▸ **RECORDS SUPPLIED**
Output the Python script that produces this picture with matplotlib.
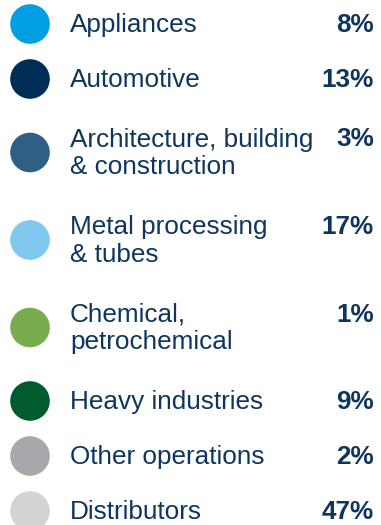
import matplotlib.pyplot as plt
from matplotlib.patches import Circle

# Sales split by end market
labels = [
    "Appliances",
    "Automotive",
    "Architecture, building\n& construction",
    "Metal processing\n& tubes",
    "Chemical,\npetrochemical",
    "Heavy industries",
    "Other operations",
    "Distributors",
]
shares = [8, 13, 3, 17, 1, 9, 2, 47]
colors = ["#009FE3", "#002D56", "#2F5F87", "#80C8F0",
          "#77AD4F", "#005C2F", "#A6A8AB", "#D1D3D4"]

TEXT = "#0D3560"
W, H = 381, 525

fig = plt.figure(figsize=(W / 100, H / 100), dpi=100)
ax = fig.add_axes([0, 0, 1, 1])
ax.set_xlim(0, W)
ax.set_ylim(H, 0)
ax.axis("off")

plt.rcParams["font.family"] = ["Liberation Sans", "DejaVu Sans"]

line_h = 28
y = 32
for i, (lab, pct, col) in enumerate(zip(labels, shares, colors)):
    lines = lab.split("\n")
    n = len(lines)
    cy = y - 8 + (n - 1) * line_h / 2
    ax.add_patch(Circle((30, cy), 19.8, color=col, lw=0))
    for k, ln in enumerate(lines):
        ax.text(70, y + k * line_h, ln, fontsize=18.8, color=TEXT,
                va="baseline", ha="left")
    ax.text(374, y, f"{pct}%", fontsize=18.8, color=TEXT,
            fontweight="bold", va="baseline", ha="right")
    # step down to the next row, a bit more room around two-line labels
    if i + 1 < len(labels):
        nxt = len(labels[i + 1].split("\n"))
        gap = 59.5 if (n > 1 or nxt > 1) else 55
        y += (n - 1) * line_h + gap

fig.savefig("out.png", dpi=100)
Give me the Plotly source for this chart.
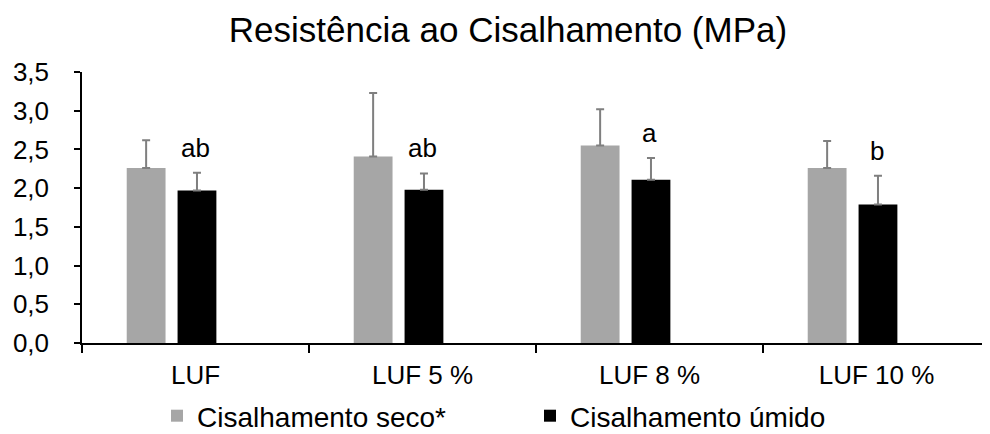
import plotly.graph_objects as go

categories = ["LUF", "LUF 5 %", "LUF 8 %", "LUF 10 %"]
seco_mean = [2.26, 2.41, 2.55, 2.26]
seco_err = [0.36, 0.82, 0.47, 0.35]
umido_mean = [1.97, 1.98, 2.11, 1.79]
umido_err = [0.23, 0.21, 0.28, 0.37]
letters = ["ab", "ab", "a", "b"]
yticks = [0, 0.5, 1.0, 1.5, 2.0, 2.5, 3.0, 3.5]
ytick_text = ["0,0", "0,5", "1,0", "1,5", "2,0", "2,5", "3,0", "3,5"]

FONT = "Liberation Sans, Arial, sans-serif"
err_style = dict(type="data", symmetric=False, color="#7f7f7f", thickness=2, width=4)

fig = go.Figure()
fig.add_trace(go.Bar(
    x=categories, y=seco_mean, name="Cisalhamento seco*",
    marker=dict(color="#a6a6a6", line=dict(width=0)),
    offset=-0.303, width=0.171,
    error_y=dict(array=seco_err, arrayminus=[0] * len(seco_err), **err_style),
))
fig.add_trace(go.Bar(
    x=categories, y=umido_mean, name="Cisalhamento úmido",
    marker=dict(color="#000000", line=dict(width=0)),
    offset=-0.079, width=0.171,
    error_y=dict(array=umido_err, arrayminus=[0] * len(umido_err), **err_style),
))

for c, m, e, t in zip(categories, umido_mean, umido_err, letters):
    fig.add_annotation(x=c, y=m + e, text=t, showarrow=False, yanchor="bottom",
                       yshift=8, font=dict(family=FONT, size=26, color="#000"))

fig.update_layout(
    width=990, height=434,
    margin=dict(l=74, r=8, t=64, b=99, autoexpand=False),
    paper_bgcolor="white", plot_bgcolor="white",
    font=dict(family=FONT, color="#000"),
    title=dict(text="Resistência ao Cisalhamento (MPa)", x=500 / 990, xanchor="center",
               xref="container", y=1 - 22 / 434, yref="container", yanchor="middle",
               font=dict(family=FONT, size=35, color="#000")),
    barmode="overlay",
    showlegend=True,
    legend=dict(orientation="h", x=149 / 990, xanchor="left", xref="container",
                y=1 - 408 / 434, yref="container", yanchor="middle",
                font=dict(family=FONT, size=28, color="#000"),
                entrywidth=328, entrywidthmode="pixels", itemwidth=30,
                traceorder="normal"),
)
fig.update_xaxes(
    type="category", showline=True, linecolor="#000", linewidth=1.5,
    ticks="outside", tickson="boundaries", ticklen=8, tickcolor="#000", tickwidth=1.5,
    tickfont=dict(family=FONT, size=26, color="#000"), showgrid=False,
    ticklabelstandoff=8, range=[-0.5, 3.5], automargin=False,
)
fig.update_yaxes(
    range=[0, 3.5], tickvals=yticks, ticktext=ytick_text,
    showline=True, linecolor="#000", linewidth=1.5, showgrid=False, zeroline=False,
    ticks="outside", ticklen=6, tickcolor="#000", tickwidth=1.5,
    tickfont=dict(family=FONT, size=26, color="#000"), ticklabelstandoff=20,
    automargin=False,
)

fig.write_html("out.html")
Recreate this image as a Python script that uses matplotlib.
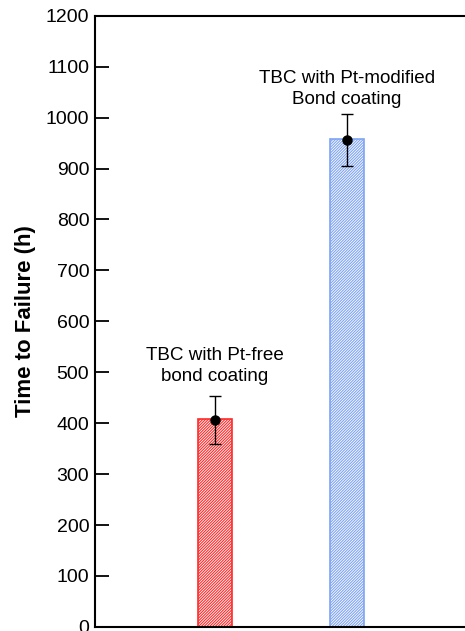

▸ **SET EXERCISE**
Transcribe every entry word for word, but omit the pictures.

▸ **WRITTEN SOLUTION**
Output the Python script that produces this picture with matplotlib.
import matplotlib.pyplot as plt
from matplotlib.patches import Circle

# Sales split by end market
labels = [
    "Appliances",
    "Automotive",
    "Architecture, building\n& construction",
    "Metal processing\n& tubes",
    "Chemical,\npetrochemical",
    "Heavy industries",
    "Other operations",
    "Distributors",
]
shares = [8, 13, 3, 17, 1, 9, 2, 47]
colors = ["#009FE3", "#002D56", "#2F5F87", "#80C8F0",
          "#77AD4F", "#005C2F", "#A6A8AB", "#D1D3D4"]

TEXT = "#0D3560"
W, H = 381, 525

fig = plt.figure(figsize=(W / 100, H / 100), dpi=100)
ax = fig.add_axes([0, 0, 1, 1])
ax.set_xlim(0, W)
ax.set_ylim(H, 0)
ax.axis("off")

plt.rcParams["font.family"] = ["Liberation Sans", "DejaVu Sans"]

line_h = 28
y = 32
for i, (lab, pct, col) in enumerate(zip(labels, shares, colors)):
    lines = lab.split("\n")
    n = len(lines)
    cy = y - 8 + (n - 1) * line_h / 2
    ax.add_patch(Circle((30, cy), 19.8, color=col, lw=0))
    for k, ln in enumerate(lines):
        ax.text(70, y + k * line_h, ln, fontsize=18.8, color=TEXT,
                va="baseline", ha="left")
    ax.text(374, y, f"{pct}%", fontsize=18.8, color=TEXT,
            fontweight="bold", va="baseline", ha="right")
    # step down to the next row, a bit more room around two-line labels
    if i + 1 < len(labels):
        nxt = len(labels[i + 1].split("\n"))
        gap = 59.5 if (n > 1 or nxt > 1) else 55
        y += (n - 1) * line_h + gap

fig.savefig("out.png", dpi=100)
Give me the Plotly source for this chart.
import plotly.graph_objects as go

categories = ["LUF", "LUF 5 %", "LUF 8 %", "LUF 10 %"]
seco_mean = [2.26, 2.41, 2.55, 2.26]
seco_err = [0.36, 0.82, 0.47, 0.35]
umido_mean = [1.97, 1.98, 2.11, 1.79]
umido_err = [0.23, 0.21, 0.28, 0.37]
letters = ["ab", "ab", "a", "b"]
yticks = [0, 0.5, 1.0, 1.5, 2.0, 2.5, 3.0, 3.5]
ytick_text = ["0,0", "0,5", "1,0", "1,5", "2,0", "2,5", "3,0", "3,5"]

FONT = "Liberation Sans, Arial, sans-serif"
err_style = dict(type="data", symmetric=False, color="#7f7f7f", thickness=2, width=4)

fig = go.Figure()
fig.add_trace(go.Bar(
    x=categories, y=seco_mean, name="Cisalhamento seco*",
    marker=dict(color="#a6a6a6", line=dict(width=0)),
    offset=-0.303, width=0.171,
    error_y=dict(array=seco_err, arrayminus=[0] * len(seco_err), **err_style),
))
fig.add_trace(go.Bar(
    x=categories, y=umido_mean, name="Cisalhamento úmido",
    marker=dict(color="#000000", line=dict(width=0)),
    offset=-0.079, width=0.171,
    error_y=dict(array=umido_err, arrayminus=[0] * len(umido_err), **err_style),
))

for c, m, e, t in zip(categories, umido_mean, umido_err, letters):
    fig.add_annotation(x=c, y=m + e, text=t, showarrow=False, yanchor="bottom",
                       yshift=8, font=dict(family=FONT, size=26, color="#000"))

fig.update_layout(
    width=990, height=434,
    margin=dict(l=74, r=8, t=64, b=99, autoexpand=False),
    paper_bgcolor="white", plot_bgcolor="white",
    font=dict(family=FONT, color="#000"),
    title=dict(text="Resistência ao Cisalhamento (MPa)", x=500 / 990, xanchor="center",
               xref="container", y=1 - 22 / 434, yref="container", yanchor="middle",
               font=dict(family=FONT, size=35, color="#000")),
    barmode="overlay",
    showlegend=True,
    legend=dict(orientation="h", x=149 / 990, xanchor="left", xref="container",
                y=1 - 408 / 434, yref="container", yanchor="middle",
                font=dict(family=FONT, size=28, color="#000"),
                entrywidth=328, entrywidthmode="pixels", itemwidth=30,
                traceorder="normal"),
)
fig.update_xaxes(
    type="category", showline=True, linecolor="#000", linewidth=1.5,
    ticks="outside", tickson="boundaries", ticklen=8, tickcolor="#000", tickwidth=1.5,
    tickfont=dict(family=FONT, size=26, color="#000"), showgrid=False,
    ticklabelstandoff=8, range=[-0.5, 3.5], automargin=False,
)
fig.update_yaxes(
    range=[0, 3.5], tickvals=yticks, ticktext=ytick_text,
    showline=True, linecolor="#000", linewidth=1.5, showgrid=False, zeroline=False,
    ticks="outside", ticklen=6, tickcolor="#000", tickwidth=1.5,
    tickfont=dict(family=FONT, size=26, color="#000"), ticklabelstandoff=20,
    automargin=False,
)

fig.write_html("out.html")
Recreate this image as a Python script that uses matplotlib.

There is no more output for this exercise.